- STORED DATA -

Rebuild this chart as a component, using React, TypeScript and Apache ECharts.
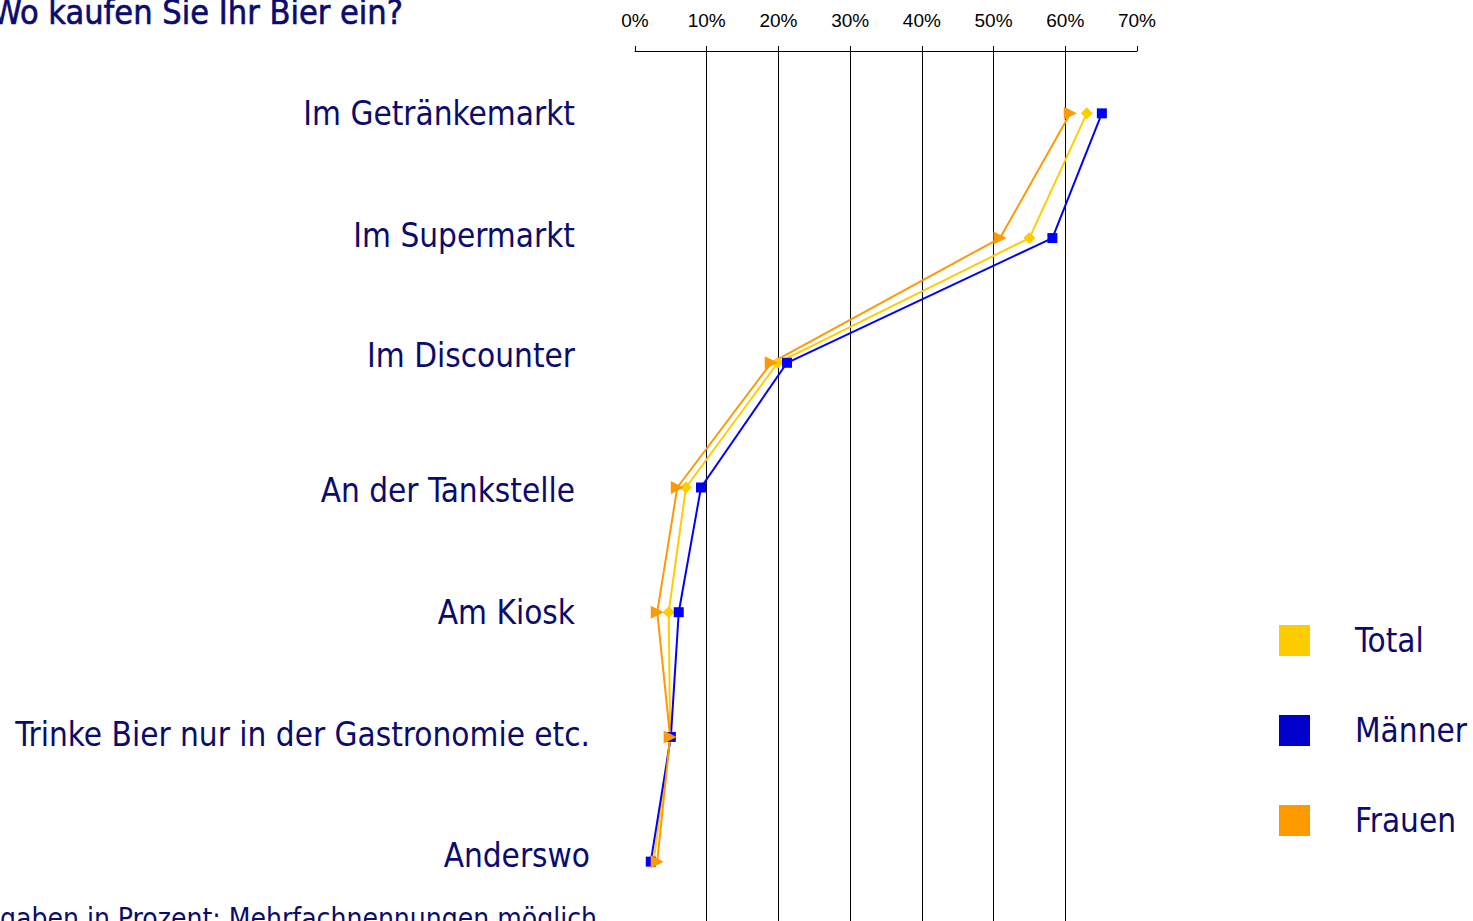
import React, { useEffect, useRef } from "react";
import * as echarts from "echarts";

const categories = [
  "Im Getränkemarkt",
  "Im Supermarkt",
  "Im Discounter",
  "An der Tankstelle",
  "Am Kiosk",
  "Trinke Bier nur in der Gastronomie etc.",
  "Anderswo",
];
const totalValues = [63.0, 55.0, 19.9, 7.1, 4.7, 4.9, 2.6];
const maennerValues = [65.1, 58.2, 21.2, 9.2, 6.1, 5.0, 2.2];
const frauenValues = [60.7, 50.9, 19.0, 5.9, 3.1, 4.9, 3.1];
const seriesNames = ["Total", "Männer", "Frauen"];
const xTicks = [0, 10, 20, 30, 40, 50, 60, 70];

const titleText = "Wo kaufen Sie Ihr Bier ein?";
const footerText = "Angaben in Prozent: Mehrfachnennungen möglich";

const NAVY = "#0b0b6e";
const FONT = "'Liberation Sans Narrow', 'DejaVu Sans Condensed', 'Arial Narrow', sans-serif";

export default function App() {
  const ref = useRef<HTMLDivElement>(null);
  useEffect(() => {
    if (!ref.current) return;
    const chart = echarts.init(ref.current, undefined, { renderer: "svg" });
    const lineSeries = (name: string, data: number[], color: string, symbol: string, size: number, rotate = 0) => ({
      name,
      type: "line",
      data,
      symbol,
      symbolSize: size,
      symbolRotate: rotate,
      lineStyle: { color, width: 2 },
      itemStyle: { color },
      z: 3,
    });
    const LS = 33;
    chart.setOption({
      animation: false,
      backgroundColor: "#ffffff",
      grid: { left: 635, width: 502, top: 51, height: 873, containLabel: false, outerBoundsMode: "none" },
      xAxis: {
        type: "value",
        position: "top",
        min: xTicks[0],
        max: xTicks[xTicks.length - 1],
        interval: 10,
        axisLine: { show: true, lineStyle: { color: "#000", width: 1 } },
        axisTick: { show: true, length: 5, lineStyle: { color: "#000", width: 1 } },
        axisLabel: {
          formatter: "{value}%",
          color: "#000",
          fontSize: 19,
          fontFamily: "'Liberation Sans', Arial, sans-serif",
          margin: 21,
        },
        splitLine: {
          show: true,
          showMinLine: false,
          showMaxLine: false,
          lineStyle: { color: "#000", width: 1 },
        },
      },
      yAxis: {
        type: "category",
        inverse: true,
        data: categories,
        axisLine: { show: false },
        axisTick: { show: false },
        splitLine: { show: false },
        axisLabel: {
          margin: 45,
          color: NAVY,
          fontSize: LS,
          fontFamily: FONT,
          formatter: (v: string, i: number) => {
            const keys = ["a", "s", "c", "b", "a", "w", "x"];
            return `{${keys[i]}|${v}}`;
          },
          rich: {
            a: { fontSize: LS, fontFamily: FONT, color: NAVY, padding: [0, 15, 0, 0] },
            s: { fontSize: LS, fontFamily: FONT, color: NAVY, padding: [0, 15, 6, 0] },
            b: { fontSize: LS, fontFamily: FONT, color: NAVY, padding: [6, 15, 0, 0] },
            c: { fontSize: LS, fontFamily: FONT, color: NAVY, padding: [0, 15, 14, 0] },
            w: { fontSize: LS, fontFamily: FONT, color: NAVY, padding: [0, 0, 5, 0] },
            x: { fontSize: LS, fontFamily: FONT, color: NAVY, padding: [0, 0, 12, 0] },
          },
        },
      },
      legend: {
        orient: "vertical",
        left: 1279,
        top: 624,
        padding: 0,
        itemWidth: 31,
        itemHeight: 31,
        itemGap: 57,
        icon: "rect",
        data: [
          { name: seriesNames[0], itemStyle: { color: "#FFCC00" } },
          { name: seriesNames[1], itemStyle: { color: "#0000CC" } },
          { name: seriesNames[2], itemStyle: { color: "#FF9900" } },
        ],
        textStyle: {
          color: NAVY,
          fontSize: 33,
          fontFamily: FONT,
          padding: [0, 0, 0, 40],
        },
        selectedMode: false,
      },
      series: [
        lineSeries(seriesNames[0], totalValues, "#FFCC00", "diamond", 12),
        lineSeries(seriesNames[1], maennerValues, "#0000FF", "rect", 10),
        lineSeries(seriesNames[2], frauenValues, "#FF9900", "triangle", 13, -90),
      ],
      graphic: [
        {
          type: "text",
          x: 403,
          y: 12,
          style: {
            text: titleText,
            fill: NAVY,
            fontSize: 34,
            fontFamily: FONT,
            align: "right",
            verticalAlign: "middle",
            stroke: NAVY,
            lineWidth: 0.6,
          },
        },
        {
          type: "text",
          x: 597,
          y: 904,
          style: {
            text: footerText,
            fill: NAVY,
            fontSize: 28,
            fontFamily: FONT,
            align: "right",
            verticalAlign: "top",
          },
        },
      ],
    });
    return () => chart.dispose();
  }, []);
  return (
    <div
      ref={ref}
      style={{ position: "fixed", left: 0, top: 0, width: 1473, height: 921, background: "#fff" }}
    />
  );
}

- GIVEN REQUEST -
Your task is to return the lines above, from the first one up to and including the line containing "Sans Narrow', 'DejaVu", minus any pictures.

- FINISHED ANSWER -
Rebuild this chart as a component, using React, TypeScript and Apache ECharts.
import React, { useEffect, useRef } from "react";
import * as echarts from "echarts";

const categories = [
  "Im Getränkemarkt",
  "Im Supermarkt",
  "Im Discounter",
  "An der Tankstelle",
  "Am Kiosk",
  "Trinke Bier nur in der Gastronomie etc.",
  "Anderswo",
];
const totalValues = [63.0, 55.0, 19.9, 7.1, 4.7, 4.9, 2.6];
const maennerValues = [65.1, 58.2, 21.2, 9.2, 6.1, 5.0, 2.2];
const frauenValues = [60.7, 50.9, 19.0, 5.9, 3.1, 4.9, 3.1];
const seriesNames = ["Total", "Männer", "Frauen"];
const xTicks = [0, 10, 20, 30, 40, 50, 60, 70];

const titleText = "Wo kaufen Sie Ihr Bier ein?";
const footerText = "Angaben in Prozent: Mehrfachnennungen möglich";

const NAVY = "#0b0b6e";
const FONT = "'Liberation Sans Narrow', 'DejaVu Sans Condensed', 'Arial Narrow', sans-serif";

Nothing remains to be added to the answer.